Baberowski has also taken similarly aggressive action against his colleagues. When professors at Humboldt University sent a letter to the head of Lit-Verlag against Baberowski’s signing of the xenophobic “Declaration 2018,” he insulted them as “denunciators” who were running a smear campaign. He tried to liken their behaviour to the Nazis’ boycott of Jews, saying he felt reminded of “dark times” and writing: “Don't buy from the outcast!” Finally, he threatened them by saying, 'The humiliated and excluded will remember who pilloried them.'
Several times previously, Baberowski had publicly slandered Wurm and the IYSSE university group to which he belongs as “psychopaths,” “denunciators,” “fascists,” “criminals,” “lunatics” and “perpetrators of violence.”
With the physical attack on Wurm, Baberowski followed up these slurs and threats with action.

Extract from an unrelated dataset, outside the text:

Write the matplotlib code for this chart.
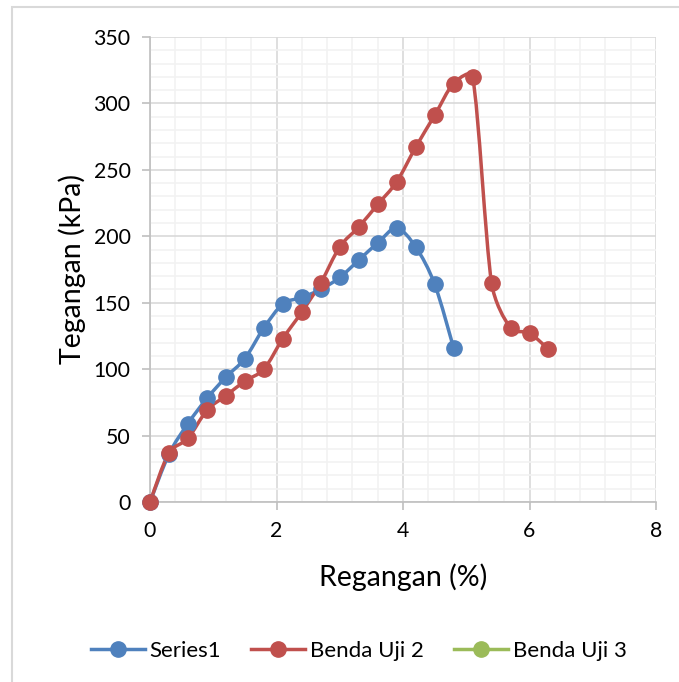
import matplotlib
matplotlib.use("Agg")
import matplotlib.pyplot as plt
from matplotlib.path import Path
from matplotlib.patches import PathPatch, Rectangle
from matplotlib.lines import Line2D
from matplotlib.ticker import MultipleLocator
import numpy as np

plt.rcParams['font.family'] = ['Lato', 'DejaVu Sans']

# Strain (%) and stress (kPa) readings for each specimen
strain_1 = [0, 0.3, 0.6, 0.9, 1.2, 1.5, 1.8, 2.1, 2.4, 2.7, 3.0, 3.3, 3.6, 3.9, 4.2, 4.5, 4.8]
stress_1 = [0, 36, 59, 78, 94, 108, 131, 149, 154, 160, 169, 182, 195, 206, 192, 164, 116]

strain_2 = [0, 0.3, 0.6, 0.9, 1.2, 1.5, 1.8, 2.1, 2.4, 2.7, 3.0, 3.3, 3.6, 3.9, 4.2, 4.5, 4.8,
            5.1, 5.4, 5.7, 6.0, 6.3]
stress_2 = [0, 37, 48, 69, 80, 91, 100, 123, 143, 165, 192, 207, 224, 241, 267, 291, 315,
            320, 165, 131, 127, 115]

strain_3 = []
stress_3 = []

series_names = ["Series1", "Benda Uji 2", "Benda Uji 3"]
series_colors = ["#4F81BD", "#C0504D", "#9BBB59"]

x_ticks = [0, 2, 4, 6, 8]
y_ticks = [0, 50, 100, 150, 200, 250, 300, 350]


def smooth_path(ax, xs, ys):
    """Bezier path through the points with tangents clamped to the segment lengths."""
    pts = ax.transData.transform(np.column_stack([xs, ys]).astype(float))
    n = len(pts)
    tang = []
    for i in range(n):
        p0 = pts[i - 1] if i > 0 else pts[i]
        p2 = pts[i + 1] if i < n - 1 else pts[i]
        tang.append((p2 - p0) / 6.0)
    verts = [pts[0]]
    codes = [Path.MOVETO]
    for i in range(n - 1):
        p1, p2 = pts[i], pts[i + 1]
        seg = np.hypot(*(p2 - p1))
        t1, t2 = tang[i], tang[i + 1]
        lim = 0.4 * seg
        n1, n2 = np.hypot(*t1), np.hypot(*t2)
        if n1 > lim:
            t1 = t1 * lim / n1
        if n2 > lim:
            t2 = t2 * lim / n2
        verts += [p1 + t1, p2 - t2, p2]
        codes += [Path.CURVE4] * 3
    verts = ax.transData.inverted().transform(np.array(verts))
    return Path(verts, codes)


fig = plt.figure(figsize=(6.79, 6.82), dpi=100)
ax = fig.add_axes([150 / 679, 1 - 502 / 682, (656 - 150) / 679, (502 - 37) / 682])
ax.set_xlim(0, 8)
ax.set_ylim(0, 350)

# outer chart border
fig.patches.append(Rectangle((12 / 679, -0.05), 1.2, 1 - 7 / 682 + 0.05,
                             transform=fig.transFigure, fill=False,
                             edgecolor="#D9D9D9", linewidth=1.5, zorder=0))

lw = 2.5
ms = 11
for xs, ys, color in [(strain_1, stress_1, series_colors[0]),
                      (strain_2, stress_2, series_colors[1]),
                      (strain_3, stress_3, series_colors[2])]:
    if len(xs) > 1:
        ax.add_patch(PathPatch(smooth_path(ax, xs, ys), facecolor="none", edgecolor=color,
                               linewidth=lw, capstyle="round", joinstyle="round", zorder=3))
    ax.plot(xs, ys, linestyle="none", marker="o", markersize=ms, color=color,
            markeredgecolor=color, zorder=4, clip_on=False)

ax.set_xticks(x_ticks)
ax.set_yticks(y_ticks)
ax.xaxis.set_minor_locator(MultipleLocator(0.4))
ax.yaxis.set_minor_locator(MultipleLocator(10))

ax.grid(which="major", color="#D9D9D9", linewidth=1.2, zorder=0)
ax.grid(which="minor", color="#F2F2F2", linewidth=1.2, zorder=0)
ax.set_axisbelow(True)

for side in ["top", "right"]:
    ax.spines[side].set_visible(False)
for side in ["left", "bottom"]:
    ax.spines[side].set_color("#BFBFBF")
    ax.spines[side].set_linewidth(1.2)

ax.tick_params(which="major", direction="out", length=6, width=1.2, color="#BFBFBF",
               labelsize=15.3, labelcolor="black")
ax.tick_params(axis="x", which="major", pad=8)
ax.tick_params(axis="y", which="major", pad=8)
ax.tick_params(which="minor", length=0)

ax.set_xlabel("Regangan (%)", fontsize=20.5, labelpad=16)
ax.set_ylabel("Tegangan (kPa)", fontsize=20.5, labelpad=5)

handles = [Line2D([0], [0], color=c, linewidth=lw, marker="o", markersize=ms)
           for c in series_colors]
fig.legend(handles, series_names, loc="center", bbox_to_anchor=(359 / 679, 1 - 651 / 682),
           ncol=3, frameon=False, fontsize=16, handlelength=2.43, handletextpad=0.23,
           columnspacing=1.35)

fig.savefig("out.png", dpi=100)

The video evidence shows the professor tearing down numerous election posters of the IYSSE university group from a board for student notices and destroying them. When he notices that Sven Wurm is filming this act of vandalism, he becomes physical and hits him. He hits his hand, thus knocking the mobile phone to the ground. He then exclaims, “Do you want me to hit you in the face?”

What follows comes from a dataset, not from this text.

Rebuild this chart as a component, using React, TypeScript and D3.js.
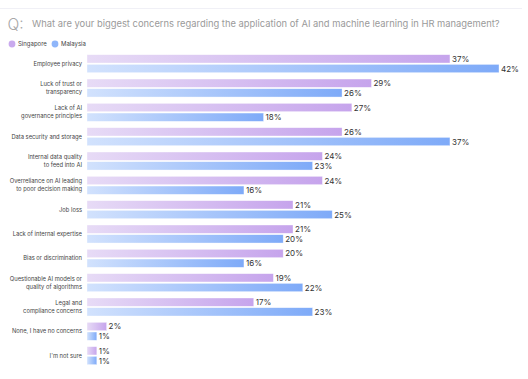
import React from "react";
import * as d3 from "d3";

const categories: string[][] = [
  ["Employee privacy"],
  ["Luck of trust or", "transparency"],
  ["Lack of AI", "governance principles"],
  ["Data security and storage"],
  ["Internal data quality", "to feed into AI"],
  ["Overreliance on AI leading", "to poor decision making"],
  ["Job loss"],
  ["Lack of internal expertise"],
  ["Bias or discrimination"],
  ["Questionable AI models or", "quality of algorithms"],
  ["Legal and", "compliance concerns"],
  ["None, I have no concerns"],
  ["I'm not sure"],
];
const singapore = [37, 29, 27, 26, 24, 24, 21, 21, 20, 19, 17, 2, 1];
const malaysia = [42, 26, 18, 37, 23, 16, 25, 20, 16, 22, 23, 1, 1];
const seriesNames = ["Singapore", "Malaysia"];
const title = "What are your biggest concerns regarding the application of AI and machine learning in HR management?";

const W = 528;
const H = 379;
const FONT = "Inter, 'Noto Sans', sans-serif";

export default function App() {
  const x = d3.scaleLinear().domain([0, 42]).range([87, 499]);
  const y = d3
    .scaleBand<number>()
    .domain(d3.range(categories.length))
    .range([50.5, 50.5 + 24.33 * categories.length])
    .paddingInner(0)
    .paddingOuter(0);
  const barH = 8.3;
  const gap = 1.4;
  const groupOffset = 4.2;
  const series = [
    { name: seriesNames[0], values: singapore, grad: "gSg", dot: "#c9aaee" },
    { name: seriesNames[1], values: malaysia, grad: "gMy", dot: "#8fb6fa" },
  ];
  return (
    <svg
      width={W}
      height={H}
      style={{ position: "absolute", left: 0, top: 0, background: "#fff" }}
      fontFamily={FONT}
    >
      <defs>
        <linearGradient id="gSg" x1="0" x2="1" y1="0" y2="0">
          <stop offset="0" stopColor="#e7dbf6" />
          <stop offset="1" stopColor="#c6a4ec" />
        </linearGradient>
        <linearGradient id="gMy" x1="0" x2="1" y1="0" y2="0">
          <stop offset="0" stopColor="#d2e2fd" />
          <stop offset="1" stopColor="#7eaaf8" />
        </linearGradient>
      </defs>
      <line x1={0} x2={522} y1={8.5} y2={8.5} stroke="#f0f0f6" strokeWidth={1} />
      <text x={7.5} y={29.5} fontSize={15.5} fill="#a8a8a8" fontWeight={300}>
        Q:
      </text>
      <text x={32} y={27} fontSize={9.4} fill="#9a9a9a">
        {title}
      </text>
      {series.map((s, i) => (
        <g key={s.name} transform={`translate(${i === 0 ? 12 : 55},44)`}>
          <circle r={3.4} fill={s.dot} />
          <text x={6} y={2} fontSize={6} fill="#444">
            {s.name}
          </text>
        </g>
      ))}
      {categories.map((lines, i) => {
        const top = (y(i) as number) + groupOffset;
        const cy = top + barH + gap / 2;
        return (
          <g key={i}>
            {lines.map((ln, j) => (
              <text
                key={j}
                x={82}
                y={cy + (j - (lines.length - 1) / 2) * 8 + 2}
                fontSize={5.8}
                fill="#444"
                textAnchor="end"
              >
                {ln}
              </text>
            ))}
            {series.map((s, k) => {
              const by = top + k * (barH + gap);
              const v = s.values[i];
              return (
                <g key={s.name}>
                  <rect
                    x={x(0)}
                    y={by}
                    width={x(v) - x(0)}
                    height={barH}
                    fill={`url(#${s.grad})`}
                    stroke="#ffffff"
                    strokeOpacity={0.6}
                    strokeWidth={0.6}
                  />
                  <text
                    x={x(v) + 2}
                    y={by + barH / 2 + 3}
                    fontSize={8}
                    fill="#333"
                  >
                    {v}%
                  </text>
                </g>
              );
            })}
          </g>
        );
      })}
    </svg>
  );
}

In this way, Baberowski tried to intimidate Wurm and the other members of the IYSSE, who have been represented in the student parliament for many years, and to prevent them from carrying out their political work. It is therefore also a serious encroachment on the autonomy of the constituent student body, which has been condemned in the strongest possible terms not only by the Humboldt University student parliament but also by numerous other student councils in Germany and Austria.
What is particularly concerning is that Baberowski teaches at the history department where Wurm is currently completing his Master’s degree. So, the victim of the attack could therefore meet the violent professor again in an exam upon which his future path in life depends.
With his violent act, Baberowski is trying to suppress any criticism of his radical right-wing positions. He had already failed twice before in court in this regard. On June 1, 2017, the Higher Administrative Court of Cologne declared that Baberowski could legitimately be described as “racist,” “radical right-wing” and “glorifying violence” in view of his past statements, whereupon the professor withdrew his lawsuit against the Student Council of the University of Bremen.
The court based its decision on statements by Baberowksi that had previously been quoted by the Bremen Student Council. For example, regarding arson attacks on asylum shelters, Baberowski had stated: “I think, in view of the problems we have in Germany with immigration, which is taking place right now, what we have is still rather harmless.”
Referring to the war on terror, Baberowski had stated that it could only be won by means of terror. “If you are not prepared to take hostages, burn villages and hang people and spread fear and terror, as the terrorists do, if you are not prepared to do that, you will not win such a confrontation. Then you should leave it alone.”
In November 2017, Baberowski then tried to sue the Sozialistische Gleichheitspartei (Socialist Equality Party, Germany; SGP), of which the IYSSE is its youth organisation, for quoting a student who had accused Baberowski of “falsifying history.” The Hamburg Regional Court dismissed this case as well because it saw sufficient contributing factors for this designation in Baberowski’s statements on Hitler alone.
In particular, the court cited a quote by Baberowski comparing Hitler to Stalin. “Hitler was not a psychopath, he was not cruel. He didn’t want people talking about the extermination of the Jews at his table. Stalin, on the other hand, added to and signed off on the death lists with gusto, he was vicious, he was a psychopath,” Baberowski had declared in newsweekly Der Spiegel in 2014.
Similar trivialisations of the Nazis and their crimes run through Baberowski’s entire work. In a 2007 text, for example, he declared that the Red Army was responsible for the atrocities of the Nazis’ war of extermination. “Stalin and his generals imposed a new type of war on the Wehrmacht [Hitler’s army] that no longer spared the civilian population,” Baberowski wrote at the time.
This combination of downplaying Nazi crimes, agitating against refugees and drumming up support for brutal wars made Baberowski a central figure of the New Right. In 2015, the professor founded the “Salon Baberowski” (Die Zeit), where at least every six months, everyone that has standing and a name in the scene meets.
Now, Baberowski no longer acts only as a right-wing ideologue and Nazi apologist but directly as a right-wing extremist activist and perpetrator of violence. He wants to suppress and throw off campus anyone who criticises his radical right-wing agenda. That is why the trial against him is of great importance.